Jaspers, Karl (1883-1969)
Biographie
Né d'un père juriste et d'une mère travaillant dans une coopérative agricole, Jaspers montre un intérêt précoce pour la philosophie, bien que le parcours paternel au sein du système judiciaire l'ait sans doute poussé à étudier le droit lors de son entrée à l'université. Il fut cependant rapidement évident pour lui que le droit n'était pas la bonne voie, ce qui le poussa à entamer des études médicales en 1902. Jaspers obtint son doctorat en médecine en 1909 et commença à travailler dans un hôpital psychiatrique de Heidelberg, où Emil Kraepelin avait lui-même exercé quelques années auparavant. Jaspers ne se satisfit pas de la façon dont la communauté médicale de l'époque approchait la maladie mentale et tâcha d'améliorer cette approche. En 1913, il reçoit un poste temporaire de professeur de psychologie à l'Université de Heidelberg. Ce poste devint rapidement permanent, ce qui lui permit de ne jamais reprendre son activité clinique.

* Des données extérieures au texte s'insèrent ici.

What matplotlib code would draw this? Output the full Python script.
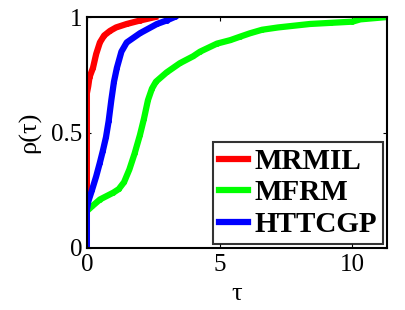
import matplotlib
matplotlib.use('Agg')
import matplotlib.pyplot as plt

plt.rcParams['font.family'] = ['Liberation Serif', 'DejaVu Serif']

# performance profile curves
tau_mrmil = [0, 0, 0.05, 0.1, 0.23, 0.35, 0.49, 0.65, 0.87, 1.1, 1.5, 2.0, 2.57]
rho_mrmil = [0.18, 0.67, 0.7, 0.74, 0.78, 0.84, 0.89, 0.92, 0.94, 0.955, 0.97, 0.985, 1.0]

tau_mfrm = [0, 0.19, 0.49, 1.0, 1.2, 1.4, 1.6, 1.8, 2.0, 2.15, 2.3, 2.45, 2.6, 3.0, 3.5, 4.0, 4.26,
            4.9, 5.4, 5.77, 6.15, 6.6, 7.2, 8.4, 9.2, 10.0, 10.3, 11.3]
rho_mfrm = [0.16, 0.18, 0.21, 0.24, 0.255, 0.285, 0.34, 0.41, 0.49, 0.56, 0.64, 0.69, 0.72, 0.76, 0.80, 0.83, 0.85,
            0.885, 0.90, 0.915, 0.93, 0.945, 0.955, 0.97, 0.975, 0.98, 0.99, 1.0]

tau_httcgp = [0, 0, 0.05, 0.19, 0.35, 0.49, 0.6, 0.72, 0.82, 0.92, 1.02, 1.13, 1.3, 1.5, 2.0, 2.64, 3.0, 3.3]
rho_httcgp = [0, 0.165, 0.2, 0.25, 0.31, 0.37, 0.42, 0.48, 0.55, 0.64, 0.72, 0.78, 0.85, 0.89, 0.93, 0.97, 0.985, 1.0]

names = ['MRMIL', 'MFRM', 'HTTCGP']
colors = ['#ff0000', '#00ff00', '#0000ff']

fig = plt.figure(figsize=(4.06, 3.10), dpi=100)
ax = fig.add_axes([0.214, 0.2, 0.739, 0.745])

for t, r, name, c in zip([tau_mrmil, tau_mfrm, tau_httcgp],
                         [rho_mrmil, rho_mfrm, rho_httcgp], names, colors):
    ax.plot(t, r, color=c, lw=4.5, marker='.', markersize=5, label=name)

ax.set_xlim(0, 11.3)
ax.set_ylim(0, 1)
ax.set_xticks([0, 5, 10])
ax.set_xticklabels(['0', '5', '10'])
ax.set_yticks([0, 0.5, 1])
ax.set_yticklabels(['0', '0.5', '1'])
ax.tick_params(direction='in', length=3, labelsize=18, top=True, right=True)
ax.tick_params(axis='x', pad=4)
ax.tick_params(axis='y', pad=3)
for s in ax.spines.values():
    s.set_linewidth(1.5)

ax.set_xlabel('τ', fontsize=19, labelpad=5)
ax.set_ylabel('ρ(τ)', fontsize=19, labelpad=7)

leg = ax.legend(loc='lower right', prop={'weight': 'bold', 'size': 21}, frameon=True,
                fancybox=False, edgecolor='black', handlelength=1.0, handletextpad=0.2,
                labelspacing=0.15, borderpad=0.2, borderaxespad=0.15)
leg.get_frame().set_linewidth(1.5)

fig.savefig('out.png', dpi=100)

À l'âge de 40 ans, Jaspers se tourne vers la philosophie, explorant les thèmes qu'il avait entamés durant son activité de psychiatre. Il devint un philosophe renommé, respecté et reconnu à travers l'Europe et demeura influent au sein de la communauté philosophique jusqu'à son décès en 1969. Trois événements ont marqué sa vie. La maladie : à 18 ans, il est condamné à mourir avant 30 ans. Son mariage avec une juive, Gertrud Mayer (1879-1974). L'avènement du parti national socialiste ; il sera privé de sa chaire par les nazis. Ces expériences de situation limite et de découverte de l'autre vont profondément influencer sa réflexion philosophique.
Karl Jaspers retourne à l'Université de Heidelberg en 1945, où il prononce une série célèbre de conférences sur la "culpabilité allemande", dans lesquelles il reste assez optimiste quant à la prise de conscience des Allemands de l'atrocité des événements de la Seconde Guerre. Cependant, il se trouve assez isolé au sein de sa propre université, qui devient alors le lieu où plusieurs chercheurs ouvertement nazis non seulement reviennent, mais aussi font tout pour échapper au processus de dénazification (le linguiste Eugen Fehrle, l'historien Johannes Kühn, l'économiste Helmut Meinhold). Déçu par ces événements, il quitte l'Allemagne en 1948, abandonne la nationalité allemande et rejoint l'Université de Bâle.